Our Good Friday service was unlike any Good Friday service I had been to before. It was more of a worship and reflection service than a teaching and learning service. They showed scenes of The Passion of the Christ on the screens behind the worship band while we sang about God’s redemptive mercy and grace. The scenes were edited but the intensity and purpose behind them remained the same. I have never seen The Passion and to be honest, I’m not sure I will ever see the full film. Even though the scenes lacked the blood and gore that is the reality of what Jesus suffered and went through, I still felt myself become overwhelmed with an emotion that I cannot put into words. To be visually faced with the reality of the cross was incredibly powerful for me. Don’t get me wrong, I grew up going to church. I know what the cross is and what Jesus went through. But to know it and to know it are two different things. The first thing Nick said to me as we walked to the parking lot was, “I don’t know if I’m just getting older or if I’m beginning to understand the cross more but every year it hits me harder and harder.” I replied saying that I felt the same way. Each year, I feel like Good Friday becomes more and more real. I think it’s a combination of both things, getting older, getting wiser, but also growing closer to God and growing in our understanding of what sin is and what Jesus did in light of that.

Why is Good Friday called good? First of all, it’s only considered good in the light of Easter, it’s the victory over sin through the sacrifice of the only One who could pay our debt; it’s redemption. This is why Jesus calls out from the cross with His final breath “it is finished” which means, “it is paid in full.”

“People who have not been in Narnia sometimes think that a thing cannot be good and terrible at the same time”
― C.S. Lewis, The Lion, The Witch, and The Wardrobe

My friend actually shared that C.S. Lewis quote on Instagram and I haven’t stopped thinking about it. I think it perfectly sums up my thoughts on Good Friday, along with this John MacArthur quote down below.
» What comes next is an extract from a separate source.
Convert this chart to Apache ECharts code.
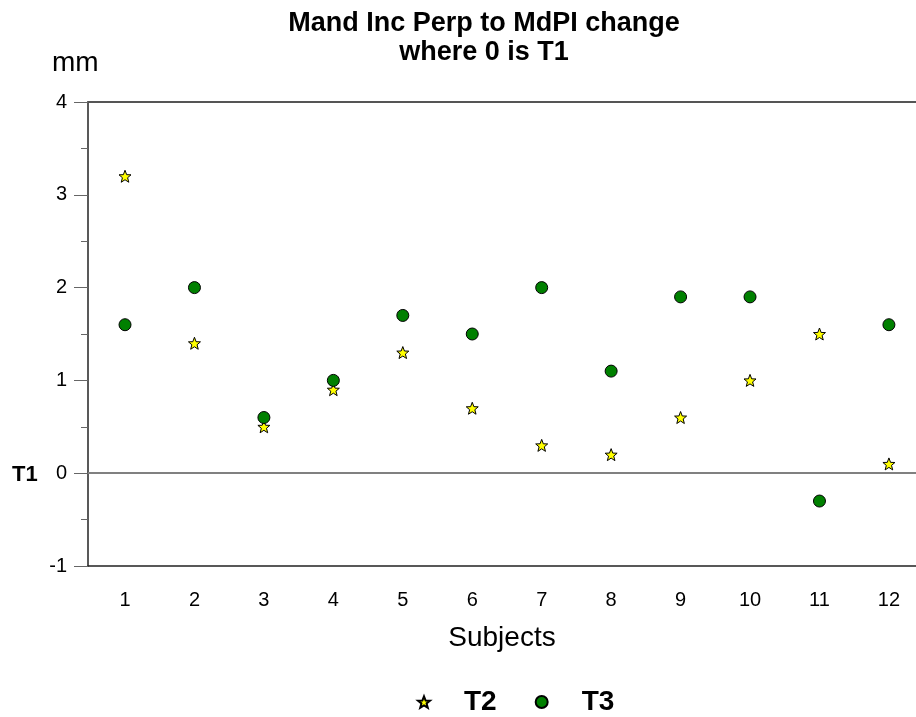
<!DOCTYPE html>
<html>
<head>
<meta charset="utf-8">
<script src="https://cdn.jsdelivr.net/npm/echarts@6/dist/echarts.min.js"></script>
<style>
html,body{margin:0;padding:0;background:#fff;}
#main{width:916px;height:717px;}
</style>
</head>
<body>
<div id="main"></div>
<script>
// 数据
var subjects = [1, 2, 3, 4, 5, 6, 7, 8, 9, 10, 11, 12];
var t2 = [3.2, 1.4, 0.5, 0.9, 1.3, 0.7, 0.3, 0.2, 0.6, 1.0, 1.5, 0.1];
var t3 = [1.6, 2.0, 0.6, 1.0, 1.7, 1.5, 2.0, 1.1, 1.9, 1.9, -0.3, 1.6];
var yTicks = [-1, 0, 1, 2, 3, 4];

var font = '"Liberation Sans", Arial, sans-serif';
var star = 'path://M0,-10 L2.6,-3.3 9.5,-3.1 4.1,1.3 6,8.1 0,4.3 -6,8.1 -4.1,1.3 -9.5,-3.1 -2.6,-3.3 Z';

function pairs(vals){
	return subjects.map(function(s, i){ return [s, vals[i]]; });
}

var myChart = echarts.init(document.getElementById('main'));
var option = {
	animation: false,
	textStyle: {fontFamily: font},
	title: [
		{
			text: 'Mand Inc Perp to MdPI change\nwhere 0 is T1',
			left: 479,
			textAlign: 'center',
			top: 4,
			textStyle: {fontSize: 27, fontWeight: 'bold', color: '#000', lineHeight: 29, fontFamily: font}
		},
		{
			text: 'mm', left: 47, top: 44,
			textStyle: {fontSize: 28, fontWeight: 'normal', color: '#000', fontFamily: font}
		},
		{
			text: 'T1', left: 7, top: 459,
			textStyle: {fontSize: 22, fontWeight: 'bold', color: '#000', fontFamily: font}
		}
	],
	grid: {
		left: 88, right: 0, top: 102, bottom: 151
	},
	legend: {
		left: 412, top: 683,
		itemWidth: 12, itemHeight: 12, itemGap: 38,
		data: ['T2', 'T3'],
		formatter: '{a|{name}}',
		textStyle: {
			fontSize: 28, fontWeight: 'bold', color: '#000', fontFamily: font,
			rich: {
				a: {fontSize: 28, fontWeight: 'bold', padding: [0, 0, 0, 29], fontFamily: font}
			}
		}
	},
	xAxis: [
		{
			type: 'value',
			min: 0.467, max: 12.39,
			name: 'Subjects',
			nameLocation: 'middle',
			nameGap: 58,
			nameTextStyle: {fontSize: 28, color: '#000', fontFamily: font},
			axisLine: {show: true, onZero: false, lineStyle: {color: '#222', width: 1.5}},
			axisTick: {show: false},
			splitLine: {show: false},
			axisLabel: {
				customValues: subjects,
				fontSize: 20, color: '#000', margin: 24, fontFamily: font
			}
		},
		{
			type: 'value',
			position: 'top',
			min: 0.467, max: 12.39,
			axisLine: {show: true, onZero: false, lineStyle: {color: '#555', width: 2}},
			axisTick: {show: false},
			axisLabel: {show: false},
			splitLine: {show: false}
		}
	],
	yAxis: {
		type: 'value',
		min: -1, max: 4, interval: 1,
		axisLine: {show: true, onZero: false, lineStyle: {color: '#222', width: 1.5}},
		axisTick: {show: true, length: 14, lineStyle: {color: '#666'}},
		minorTick: {show: true, splitNumber: 2, length: 7, lineStyle: {color: '#666'}},
		splitLine: {show: false},
		axisLabel: {fontSize: 20, color: '#000', margin: 21, fontFamily: font,
			customValues: yTicks}
	},
	series: [
		{
			name: 'T2',
			type: 'scatter',
			symbol: star,
			symbolSize: 12,
			itemStyle: {color: '#ffff00', borderColor: '#000', borderWidth: 1, opacity: 1},
			data: pairs(t2),
			z: 3,
			markLine: {
				silent: true,
				symbol: 'none',
				label: {show: false},
				lineStyle: {color: '#808080', width: 2, type: 'solid'},
				data: [{yAxis: 0}]
			}
		},
		{
			name: 'T3',
			type: 'scatter',
			symbol: 'circle',
			symbolSize: 12,
			itemStyle: {color: '#008000', borderColor: '#000', borderWidth: 1, opacity: 1},
			data: pairs(t3),
			z: 3
		}
	]
};
myChart.setOption(option, true);
</script>
</body>
</html>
“The cross is proof of both the immense love of God and the profound wickedness of sin.”
― John MacArthur

Every year, as I begin to understand the pain and suffering of the cross more and more, it also makes the triumph of Easter that much more exciting in my eyes! I cannot imagine what it would have been like on that third day, the first Easter morning when they discovered the stone was rolled away.

Pastor Chris mentions in the sermon that the Easter Bunny has stolen Jesus and thus our Easter away. How accurate that is; this beautiful holiday that is the celebration of the ultimate sacrifice and victory over death at the same time has been turned into a commercial holiday about candy and chocolate. How crazy is that?

This idea of freewill and the idea that God doesn’t force His hand with us blows my mind sometimes. Pastor Chris mentioned in the sermon that one of the scariest things about the Easter story is that He will let you walk in and walk out of it completely unchanged. God will allow it to be just another holiday to you, that’s the whole idea of freewill.

Which of the four crowds in the sermon do you fall under? Are you part of the story or are you part of the vast majority in the crowd who are unheard of? Are you there for the holiday as a bystander or as a participant? Does the Easter story change your life?

That hit me. Does this story actually change my everyday life? Do I live every day in the power of the resurrection and the freedom that Christ has given me? Or is this just another holiday and an excuse to buy a new dress?

“The cross is what forgives me; the empty tomb is what gives me power.”
-Pastor Chris Brown

I challenge you to listen to this sermon, I already have plans to rewatch it later this week, and I hope it helps you think about your own thoughts on Easter. It’s not just another holiday, for He has risen! And that is something to celebrate not just on Easter but every other day as well.